Rivolta in carcere a Ferrara, diciannove persone a processo
Undici sono stati prosciolti. I reati contestati vanno dalla resistenza, al danneggiamento e alle lesioni
Ferrara Diciannove rinvii a giudizio per reati che vanno dalla resistenza, al danneggiamento e alle lesioni; undici proscioglimenti, un’assoluzione in abbreviato e le restanti posizioni stralciate perché gli imputati risultano irreperibili. Conclusa ieri l’udienza preliminare del processo per la rivolta scoppiata nel carcere dell’Arginone tra l’8 e il 9 marzo del 2020 nelle prime, convulse giornate dell’emergenza Covid.
Gli undici proscioglimenti disposti dal gup Migliorelli sono relativi al capo di imputazione di incendio, non essendo state rilevate le caratteristiche richieste dal codice penale per configurare il reato.
I diciannove imputati che andranno a dibattimento - e per i quali il processo si aprirà il 3 giugno - devono rispondere a vario titolo di resistenza, danneggiamento e lesioni perché durante i disordini un agente della polizia penitenziaria riportò lesioni guaribili in dieci giorni. Uno degli imputati aveva chiesto di essere giudicato con rito abbreviato ed è stato assolto. Per lui la procura (pubblico ministero Andrea Maggioni) aveva chiesto una condanna a otto mesi per il solo reato di resistenza, non essendo stato possibile stabilire con certezza il suo apporto ai danneggiamenti.

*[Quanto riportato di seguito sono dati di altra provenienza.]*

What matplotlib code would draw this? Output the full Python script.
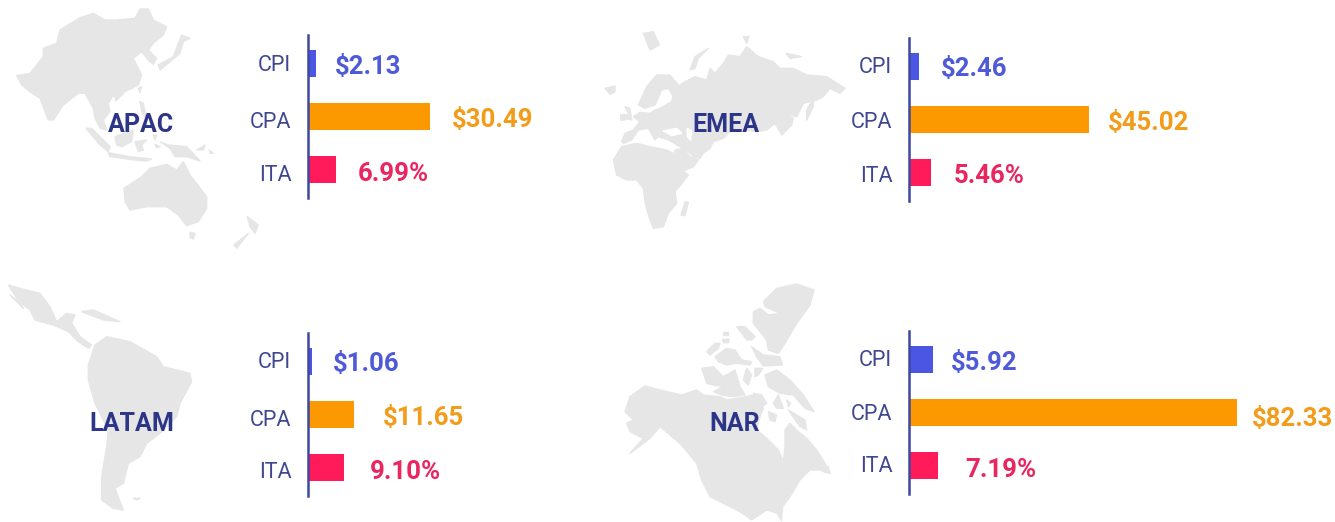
import matplotlib
matplotlib.use("Agg")
import matplotlib.pyplot as plt
from matplotlib.patches import Polygon
from matplotlib.transforms import ScaledTranslation

W, H = 1335, 522
plt.rcParams['font.family'] = ['Roboto', 'DejaVu Sans']

categories = ["CPI", "CPA", "ITA"]
regions = ["APAC", "EMEA", "LATAM", "NAR"]
apac_values = [2.13, 30.49, 6.99]
emea_values = [2.46, 45.02, 5.46]
latam_values = [1.06, 11.65, 9.10]
nar_values = [5.92, 82.33, 7.19]
value_formats = ["${:.2f}", "${:.2f}", "{:.2f}%"]

BAR_COLORS = ["#4B57E2", "#FC9800", "#FF1A59"]
VALUE_COLORS = ["#4F5AD8", "#F39C1A", "#E9265F"]
TICK_COLOR = "#3F478F"
REGION_COLOR = "#2C3588"
AXIS_COLOR = "#3F48A0"
MAP_COLOR = "#E6E6E6"
PX_PER_UNIT = 3.99

# layout in image pixels
panels = {
    "APAC": dict(values=apac_values, x=308, top=35, label=(141, 125), nudge=[-1, 3, 4],
                 vx=[335, 452, 358], vy=[67, 120, 174]),
    "EMEA": dict(values=emea_values, x=909, top=38, label=(726, 125), nudge=[-2, 1, 2],
                 vx=[941, 1108, 954], vy=[69, 123, 176]),
    "LATAM": dict(values=latam_values, x=308, top=333, label=(132, 424), nudge=[-2, 3, 3],
                  vx=[333, 383, 370], vy=[364, 418, 472]),
    "NAR": dict(values=nar_values, x=909, top=331, label=(735, 424), nudge=[-2, -1, -1],
                vx=[951, 1252, 965], vy=[363, 419, 470]),
}
AX_W, AX_H = 400, 163

maps = [
    (10, 5, 3.0, [
        [(20,212),(60,205),(100,155),(100,130),(140,115),(150,75),(210,38),(250,25),(285,45),(320,45),(375,40),(390,12),(415,12),(430,45),(470,65),(460,90),(430,115),(415,135),(440,160),(430,178),(415,165),(395,140),(370,160),(385,190),(395,210),(385,240),(345,260),(320,285),(310,270),(295,295),(300,320),(280,345),(290,375),(270,370),(255,340),(250,310),(225,265),(205,265),(160,300),(130,345),(115,345),(90,280),(60,260),(35,240)],
        [(515,90),(540,100),(520,110),(510,145),(450,195),(445,180),(490,155),(505,115)],
        [(385,250),(395,245),(390,262)],
        [(315,275),(325,275),(318,288)],
        [(390,290),(400,295),(410,345),(395,320)],
        [(228,370),(245,370),(300,425),(295,440),(270,420)],
        [(295,443),(360,455),(425,462),(410,468),(375,465),(300,455)],
        [(315,395),(370,375),(365,410),(335,425),(320,420)],
        [(375,410),(410,405),(395,420),(400,435),(385,440),(380,425)],
        [(430,390),(440,390),(435,405)],
        [(450,410),(475,420),(530,425),(570,468),(530,455),(495,455),(480,430)],
        [(435,418),(450,425),(440,428)],
        [(560,435),(585,420),(580,435)],
        [(598,435),(610,445),(600,445)],
        [(342,550),(395,515),(420,490),(470,478),(500,495),(520,470),(540,510),(590,575),(590,610),(565,650),(530,662),(505,630),(470,605),(410,605),(360,615),(345,590)],
        [(540,682),(555,685),(550,702),(540,697)],
        [(712,635),(745,660),(735,685),(720,665)],
        [(715,685),(680,730),(672,720)],
    ], []),
    (600, 25, 3.0, [
        [(65,350),(75,325),(100,315),(120,290),(100,275),(120,262),(150,265),(165,255),(180,250),(215,230),(225,190),(255,170),(285,155),(320,165),(330,130),(345,145),(370,115),(385,90),(420,95),(440,65),(475,95),(520,110),(540,130),(580,130),(620,150),(680,155),(735,190),(720,205),(690,190),(670,215),(650,225),(610,235),(590,275),(550,265),(580,280),(575,300),(545,330),(525,295),(500,315),(470,320),(400,310),(370,340),(340,350),(330,370),(310,385),(300,400),(280,395),(265,380),(240,365),(205,345),(175,335),(165,345),(145,310),(115,315),(95,345),(70,355)],
        [(115,240),(140,185),(170,150),(210,150),(235,180),(220,215),(205,190),(185,195),(165,240),(135,250)],
        [(640,220),(620,255),(620,285),(640,245)],
        [(225,375),(250,370),(270,395),(295,405),(280,425),(245,440),(220,400)],
        [(40,405),(65,365),(110,355),(150,365),(200,375),(220,385),(235,430),(265,450),(250,470),(225,500),(230,535),(205,565),(190,605),(160,610),(145,570),(135,530),(130,490),(110,465),(80,465),(50,450)],
        [(255,530),(265,532),(255,572),(243,570)],
        [(15,190),(45,183),(45,200),(30,208)],
        [(75,245),(90,250),(95,285),(70,280),(85,265)],
        [(62,270),(75,268),(75,285),(62,285)],
        [(130,25),(160,20),(178,60),(150,75)],
        [(325,70),(285,95),(270,135),(285,130),(295,100)],
        [(430,35),(447,35),(440,55)],
        [(558,85),(605,95),(570,100)],
    ], [
        [(190,318),(230,310),(245,325),(215,332)],
        [(262,310),(275,318),(272,345),(262,335)],
    ]),
    (0, 270, 3.0, [
        [(25,45),(60,55),(120,70),(150,110),(170,155),(200,130),(225,135),(215,160),(240,200),(275,225),(265,235),(235,215),(205,185),(160,165),(105,150),(90,120),(30,75),(70,115)],
        [(265,285),(285,225),(320,200),(390,215),(470,260),(490,290),(570,310),(575,335),(540,400),(530,440),(480,490),(440,520),(420,560),(385,580),(370,640),(345,655),(370,720),(340,715),(305,690),(305,620),(320,530),(325,480),(285,400),(265,330)],
        [(245,125),(280,120),(360,155),(310,150)],
        [(400,685),(420,685),(410,690)],
    ], []),
    (620, 280, 3.0, [
        [(15,395),(30,350),(75,318),(120,330),(185,345),(230,330),(250,345),(300,350),(320,360),(370,352),(400,345),(420,360),(430,385),(420,410),(410,450),(440,475),(475,510),(490,545),(495,500),(495,450),(510,430),(535,455),(560,475),(590,510),(615,550),(630,580),(600,570),(570,570),(540,600),(510,650),(488,680),(484,722),(472,700),(440,690),(395,720),(375,705),(350,690),(270,650),(245,600),(230,550),(180,490),(120,440),(90,475),(30,520),(70,475),(30,455),(20,430),(40,420)],
        [(430,65),(470,25),(530,12),(582,30),(570,75),(530,130),(495,190),(475,220),(445,210),(440,180),(400,130),(400,95),(420,85),(445,105),(480,100),(435,80)],
        [(350,140),(375,140),(405,170),(395,180),(380,180)],
        [(310,155),(325,155),(325,165),(310,165)],
        [(308,178),(328,178),(325,188),(310,188)],
        [(260,215),(285,190),(300,190),(295,205),(270,225)],
        [(285,230),(320,205),(345,210),(365,240),(395,245),(390,255),(350,250),(320,255),(295,245)],
        [(395,200),(430,225),(480,230),(487,255),(430,258),(410,230)],
        [(245,265),(280,260),(310,290),(345,270),(360,320),(375,345),(340,350),(305,345),(280,335),(310,320),(280,315),(260,310)],
        [(380,265),(395,285),(385,315),(370,300)],
        [(405,265),(428,265),(415,285),(405,290)],
        [(435,285),(470,270),(510,300),(550,345),(582,395),(555,385),(520,345),(480,340),(445,320)],
        [(460,370),(475,345),(490,385),(470,385)],
        [(445,395),(470,405),(465,425),(450,420)],
        [(500,360),(512,370),(505,380)],
        [(505,390),(555,420),(560,450),(540,440)],
        [(400,340),(425,345),(440,370),(425,380)],
        [(600,560),(625,560),(630,580),(610,575)],
    ], []),
]

fig = plt.figure(figsize=(W / 100, H / 100), dpi=100, facecolor="white")

overlay = fig.add_axes([0, 0, 1, 1], zorder=1)
overlay.set_xlim(0, W)
overlay.set_ylim(H, 0)
overlay.axis("off")
overlay.patch.set_alpha(0)

for ox, oy, sc, land, lakes in maps:
    for shapes, col, z in ((land, MAP_COLOR, 1), (lakes, "white", 1.5)):
        for shape in shapes:
            pts = [(ox + x / sc, oy + y / sc) for x, y in shape]
            overlay.add_patch(Polygon(pts, closed=True, facecolor=col, edgecolor=col,
                                      linewidth=1.0, joinstyle="round", zorder=z))

for region in regions:
    p = panels[region]
    ax = fig.add_axes([p["x"] / W, 1 - (p["top"] + AX_H) / H, AX_W / W, AX_H / H], zorder=2)
    ax.patch.set_alpha(0)
    ax.barh(range(3), p["values"], height=0.51, color=BAR_COLORS, left=0, zorder=1)
    ax.set_xlim(0, AX_W / PX_PER_UNIT)
    ax.set_ylim(2.54, -0.54)
    ax.set_yticks(range(3), categories)
    ax.set_xticks([])
    ax.tick_params(axis="y", length=0, pad=12, labelsize=15.5, labelcolor=TICK_COLOR)
    for lab, dy in zip(ax.get_yticklabels(), p["nudge"]):
        lab.set_transform(lab.get_transform() + ScaledTranslation(0, -dy / 100, fig.dpi_scale_trans))
    for s in ("top", "right", "bottom"):
        ax.spines[s].set_visible(False)
    ax.spines["left"].set_color(AXIS_COLOR)
    ax.spines["left"].set_linewidth(1.8)
    ax.spines["left"].set_zorder(3)

    overlay.text(*p["label"], region, color=REGION_COLOR, fontsize=18, fontweight="bold",
                 ha="center", va="center", zorder=3)
    for val, fmt, col, vx, vy in zip(p["values"], value_formats, VALUE_COLORS, p["vx"], p["vy"]):
        overlay.text(vx, vy, fmt.format(val), color=col, fontsize=18.5, fontweight="bold",
                     ha="left", va="center", zorder=3)

fig.savefig("out.png", dpi=100, facecolor="white")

La rivolta dei detenuti all’Arginone non fu certo l’unica scoppiata in quei giorni nelle carceri italiane per l’emergenza Covid, e proprio gli echi di altre insurrezioni aveva agito come un “effetto domino”, moltiplicando i casi. Ma rispetto ad altre carceri la situazione all’Arginone venne riportata sotto controllo prima che potesse portare a conseguenze più gravi e violente grazie a una riuscita opera di mediazione da parte degli operatori e dei responsabili.
La sospensione delle visite per il lockdown, unita alla paura del contagio, a sua volta accentuata dal sovraffollamento, furono i motivi scatenanti della rivolta in un carcere che all’epoca ospitava 317 detenuti con una capienza di 244 posti.
Tra l’8 e il 9 marzo di cinque anni fa nel corso della sommossa vennero distrutte finestre, lampade e altri suppellettili, e alcuni letti bruciarono. Gli agenti penitenziari intervennero per bloccare i rivoltosi, e uno di loro venne colpito e riportò alcune contusioni. Alla fine il bilancio dei danni ammontò a 14mila euro.
Tra istigatori ed esecutori materiali, 37 detenuti finirono sul registro degli indagati tra cui anche nomi già noti alle cronache ferraresi come Glory Egbogun, detto “Omomo”, esponente del clan nigeriano dei Vickings e presente all’agguato con il machete in via Olimpia Morata; e poi Afrim Beizaku, ritenuto uno degli amici di Igor il Russo e sospettato di avere offerto ospitalità al pluriomicida e Rimi Mezani, primo condannato a Ferrara per il reato di omicidio stradale.